## OBJECTIVE
Restate each line word for word. Leave out every picture.

###

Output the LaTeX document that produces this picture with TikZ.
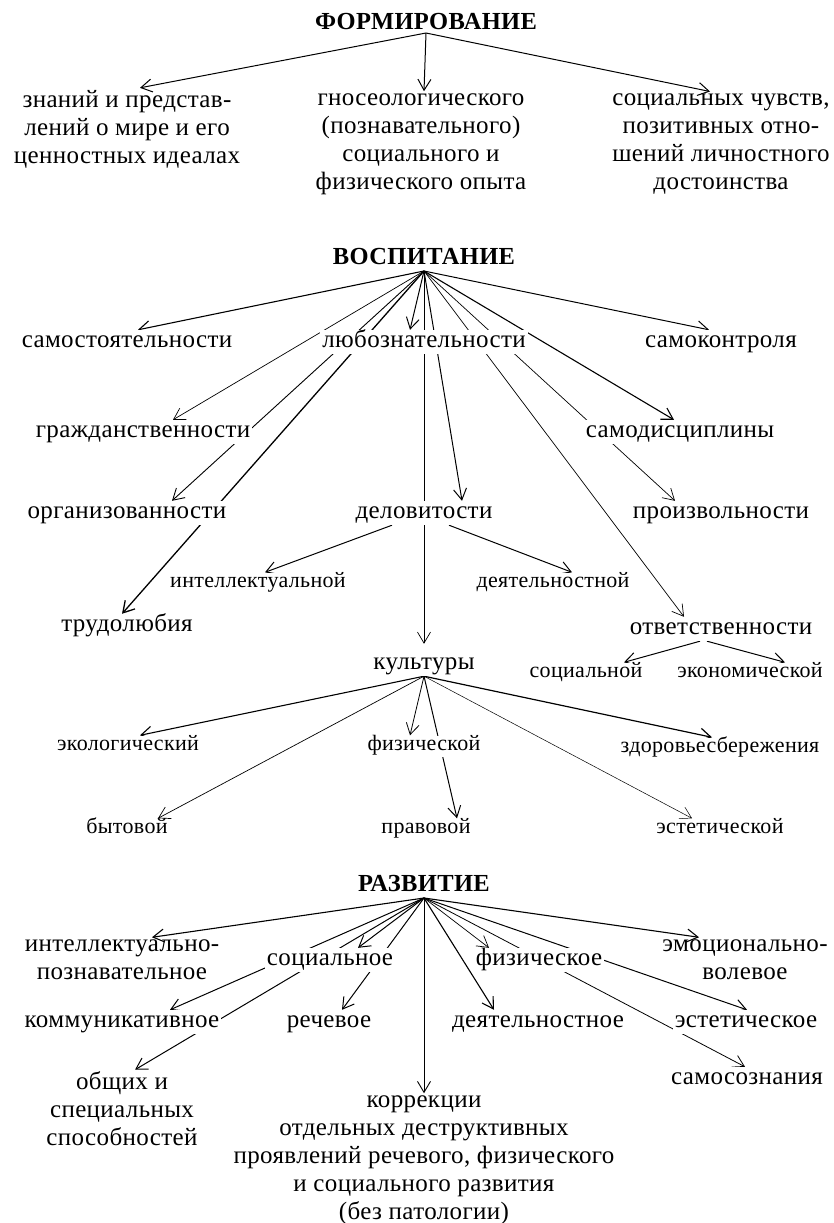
\documentclass[tikz,border=0pt]{standalone}
\usepackage{fontspec}
\setmainfont{Liberation Serif}[LetterSpace=1.5]
\usetikzlibrary{arrows.meta}
\pgfdeclarelayer{background}
\pgfsetlayers{background,main}

\tikzset{
  lbl/.style={fill=white, inner sep=2pt, text height=15pt, text depth=5pt,
    font=\fontsize{25}{28}\selectfont},
  lblsm/.style={lbl, text height=13pt, text depth=4pt,
    font=\fontsize{22}{25}\selectfont},
  lblblock/.style={inner sep=2pt, align=center,
    font=\fontsize{25}{28}\selectfont},
  ttl/.style={inner sep=1pt, outer sep=6pt, text height=16pt, text depth=0pt,
    font=\bfseries\fontsize{24.5}{28}\selectfont},
  lnk/.style={-{Straight Barb[length=11pt,width=13pt]}, line width=1pt},
}

\begin{document}
\begin{tikzpicture}[x=1pt,y=-1pt]
      \useasboundingbox (0,0) rectangle (834,1223);
      % ФОРМИРОВАНИЕ
      \node[ttl, outer sep=2pt] (form) at (426,22) {ФОРМИРОВАНИЕ};
      \node[lblblock] (know) at (127,129) {знаний и представ-\\лений о мире и его\\ценностных идеалах};
      \node[lblblock] (gnos) at (421,144) {гносеологического\\(познавательного)\\социального и\\физического опыта};
      \node[lblblock] (feel) at (721,144) {социальных чувств,\\позитивных отно-\\шений личностного\\достоинства};
      % ВОСПИТАНИЕ
      \node[ttl] (vosp) at (424,256) {ВОСПИТАНИЕ};
      \node[lbl] (samost) at (127,342) {самостоятельности};
      \node[lbl] (lyub) at (424,342) {любознательности};
      \node[lbl] (samok) at (721,342) {самоконтроля};
      \node[lbl] (grazh) at (143,432) {гражданственности};
      \node[lbl] (samod) at (680,432) {самодисциплины};
      \node[lbl] (organ) at (127,513) {организованности};
      \node[lbl] (delov) at (424,513) {деловитости};
      \node[lbl] (proizv) at (721,513) {произвольности};
      \node[lblsm] (intel) at (258,583) {интеллектуальной};
      \node[lblsm] (deyat) at (553,583) {деятельностной};
      \node[lbl] (trud) at (127,626) {трудолюбия};
      \node[lbl] (otv) at (721,629) {ответственности};
      \node[lbl] (kult) at (424,664) {культуры};
      \node[lblsm] (socl) at (586,673) {социальной};
      \node[lblsm] (econ) at (750,673) {экономической};
      \node[lblsm] (ekol) at (128,746) {экологический};
      \node[lblsm] (fiz) at (424,746) {физической};
      \node[lblsm] (zdor) at (720,748) {здоровьесбережения};
      \node[lblsm] (bytov) at (127,829) {бытовой};
      \node[lblsm] (pravo) at (426,829) {правовой};
      \node[lblsm] (estet) at (720,829) {эстетической};
      % РАЗВИТИЕ
      \node[ttl] (razv) at (424,883) {РАЗВИТИЕ};
      \node[lblblock] (intp) at (122,959.5) {интеллектуально-\\познавательное};
      \node[lbl] (soc) at (330,960) {социальное};
      \node[lbl] (fizr) at (539,960) {физическое};
      \node[lblblock] (emo) at (745,959.5) {эмоционально-\\волевое};
      \node[lbl] (komm) at (122,1022) {коммуникативное};
      \node[lbl] (rech) at (329,1022) {речевое};
      \node[lbl] (deyr) at (538,1022) {деятельностное};
      \node[lbl] (estr) at (746,1022) {эстетическое};
      \node[lbl] (samos) at (747,1079) {самосознания};
      \node[lblblock] (obsh) at (122,1109) {общих и\\специальных\\способностей};
      \node[lblblock] (korr) at (424,1160) {коррекции\\отдельных деструктивных\\проявлений речевого, физического\\и социального развития\\(без патологии)};

      \begin{pgfonlayer}{background}
        \fill[white] (0,0) rectangle (834,1223);
        \foreach \n/\dx in {know/13, gnos/3, feel/-11}
          \draw[lnk] (form.south) -- ([xshift=\dx pt]\n.north);
        \foreach \n/\dx/\w in {samost/11/1.1, lyub/-14/1, samok/-12/1, grazh/30/0.7,
            samod/-6/1.1, organ/45/0.9, delov/38/1, proizv/-46/0.7, trud/-5/1.3, otv/-37/0.7}
          \draw[lnk, line width=\w pt] (vosp.south) -- ([xshift=\dx pt]\n.north);
        \draw[lnk, line width=0.7pt] (vosp.south) -- ([yshift=8pt]kult.north);
        \draw[lnk] ([xshift=-32pt]delov.south) -- ([xshift=7pt]intel.north);
        \draw[lnk] ([xshift=25pt]delov.south) -- ([xshift=19pt]deyat.north);
        \draw[lnk] ([xshift=-21pt]otv.south) -- ([xshift=38pt]socl.north);
        \draw[lnk] ([xshift=-14pt]otv.south) -- ([xshift=35pt]econ.north);
        \foreach \n/\dx/\w in {ekol/12/1.1, bytov/31/0.7, fiz/-14/0.8, pravo/31/1,
            zdor/-8/1.2, estet/-28/0.5}
          \draw[lnk, line width=\w pt] (kult.south) -- ([xshift=\dx pt]\n.north);
        \foreach \n/\dx/\w in {intp/30/1.1, soc/28/1, fizr/-50/0.7, emo/-46/1.1, komm/48/1,
            rech/13/1, deyr/-44/1.1, estr/1/1, obsh/13/1, samos/-2/0.8, korr/0/0.9}
          \draw[lnk, line width=\w pt] (razv.south) -- ([xshift=\dx pt]\n.north);
      \end{pgfonlayer}
    \end{tikzpicture}
\end{document}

###

## THE RESULT
Output the LaTeX document that produces this picture with TikZ.
\documentclass[tikz,border=0pt]{standalone}
\usepackage{fontspec}
\setmainfont{Liberation Serif}[LetterSpace=1.5]
\usetikzlibrary{arrows.meta}
\pgfdeclarelayer{background}
\pgfsetlayers{background,main}

\tikzset{
  lbl/.style={fill=white, inner sep=2pt, text height=15pt, text depth=5pt,
    font=\fontsize{25}{28}\selectfont},
  lblsm/.style={lbl, text height=13pt, text depth=4pt,
    font=\fontsize{22}{25}\selectfont},
  lblblock/.style={inner sep=2pt, align=center,
    font=\fontsize{25}{28}\selectfont},
  ttl/.style={inner sep=1pt, outer sep=6pt, text height=16pt, text depth=0pt,
    font=\bfseries\fontsize{24.5}{28}\selectfont},
  lnk/.style={-{Straight Barb[length=11pt,width=13pt]}, line width=1pt},
}

\begin{document}
\begin{tikzpicture}[x=1pt,y=-1pt]
      \useasboundingbox (0,0) rectangle (834,1223);
      % ФОРМИРОВАНИЕ
      \node[ttl, outer sep=2pt] (form) at (426,22) {ФОРМИРОВАНИЕ};
      \node[lblblock] (know) at (127,129) {знаний и представ-\\лений о мире и его\\ценностных идеалах};
      \node[lblblock] (gnos) at (421,144) {гносеологического\\(познавательного)\\социального и\\физического опыта};
      \node[lblblock] (feel) at (721,144) {социальных чувств,\\позитивных отно-\\шений личностного\\достоинства};
      % ВОСПИТАНИЕ
      \node[ttl] (vosp) at (424,256) {ВОСПИТАНИЕ};
      \node[lbl] (samost) at (127,342) {самостоятельности};
      \node[lbl] (lyub) at (424,342) {любознательности};
      \node[lbl] (samok) at (721,342) {самоконтроля};
      \node[lbl] (grazh) at (143,432) {гражданственности};
      \node[lbl] (samod) at (680,432) {самодисциплины};
      \node[lbl] (organ) at (127,513) {организованности};
      \node[lbl] (delov) at (424,513) {деловитости};
      \node[lbl] (proizv) at (721,513) {произвольности};
      \node[lblsm] (intel) at (258,583) {интеллектуальной};
      \node[lblsm] (deyat) at (553,583) {деятельностной};
      \node[lbl] (trud) at (127,626) {трудолюбия};
      \node[lbl] (otv) at (721,629) {ответственности};
      \node[lbl] (kult) at (424,664) {культуры};
      \node[lblsm] (socl) at (586,673) {социальной};
      \node[lblsm] (econ) at (750,673) {экономической};
      \node[lblsm] (ekol) at (128,746) {экологический};
      \node[lblsm] (fiz) at (424,746) {физической};
      \node[lblsm] (zdor) at (720,748) {здоровьесбережения};
      \node[lblsm] (bytov) at (127,829) {бытовой};
      \node[lblsm] (pravo) at (426,829) {правовой};
      \node[lblsm] (estet) at (720,829) {эстетической};
      % РАЗВИТИЕ
      \node[ttl] (razv) at (424,883) {РАЗВИТИЕ};
      \node[lblblock] (intp) at (122,959.5) {интеллектуально-\\познавательное};
      \node[lbl] (soc) at (330,960) {социальное};
      \node[lbl] (fizr) at (539,960) {физическое};
      \node[lblblock] (emo) at (745,959.5) {эмоционально-\\волевое};
      \node[lbl] (komm) at (122,1022) {коммуникативное};
      \node[lbl] (rech) at (329,1022) {речевое};
      \node[lbl] (deyr) at (538,1022) {деятельностное};
      \node[lbl] (estr) at (746,1022) {эстетическое};
      \node[lbl] (samos) at (747,1079) {самосознания};
      \node[lblblock] (obsh) at (122,1109) {общих и\\специальных\\способностей};
      \node[lblblock] (korr) at (424,1160) {коррекции\\отдельных деструктивных\\проявлений речевого, физического\\и социального развития\\(без патологии)};

      \begin{pgfonlayer}{background}
        \fill[white] (0,0) rectangle (834,1223);
        \foreach \n/\dx in {know/13, gnos/3, feel/-11}
          \draw[lnk] (form.south) -- ([xshift=\dx pt]\n.north);
        \foreach \n/\dx/\w in {samost/11/1.1, lyub/-14/1, samok/-12/1, grazh/30/0.7,
            samod/-6/1.1, organ/45/0.9, delov/38/1, proizv/-46/0.7, trud/-5/1.3, otv/-37/0.7}
          \draw[lnk, line width=\w pt] (vosp.south) -- ([xshift=\dx pt]\n.north);
        \draw[lnk, line width=0.7pt] (vosp.south) -- ([yshift=8pt]kult.north);
        \draw[lnk] ([xshift=-32pt]delov.south) -- ([xshift=7pt]intel.north);
        \draw[lnk] ([xshift=25pt]delov.south) -- ([xshift=19pt]deyat.north);
        \draw[lnk] ([xshift=-21pt]otv.south) -- ([xshift=38pt]socl.north);
        \draw[lnk] ([xshift=-14pt]otv.south) -- ([xshift=35pt]econ.north);
        \foreach \n/\dx/\w in {ekol/12/1.1, bytov/31/0.7, fiz/-14/0.8, pravo/31/1,
            zdor/-8/1.2, estet/-28/0.5}
          \draw[lnk, line width=\w pt] (kult.south) -- ([xshift=\dx pt]\n.north);
        \foreach \n/\dx/\w in {intp/30/1.1, soc/28/1, fizr/-50/0.7, emo/-46/1.1, komm/48/1,
            rech/13/1, deyr/-44/1.1, estr/1/1, obsh/13/1, samos/-2/0.8, korr/0/0.9}
          \draw[lnk, line width=\w pt] (razv.south) -- ([xshift=\dx pt]\n.north);
      \end{pgfonlayer}
    \end{tikzpicture}
\end{document}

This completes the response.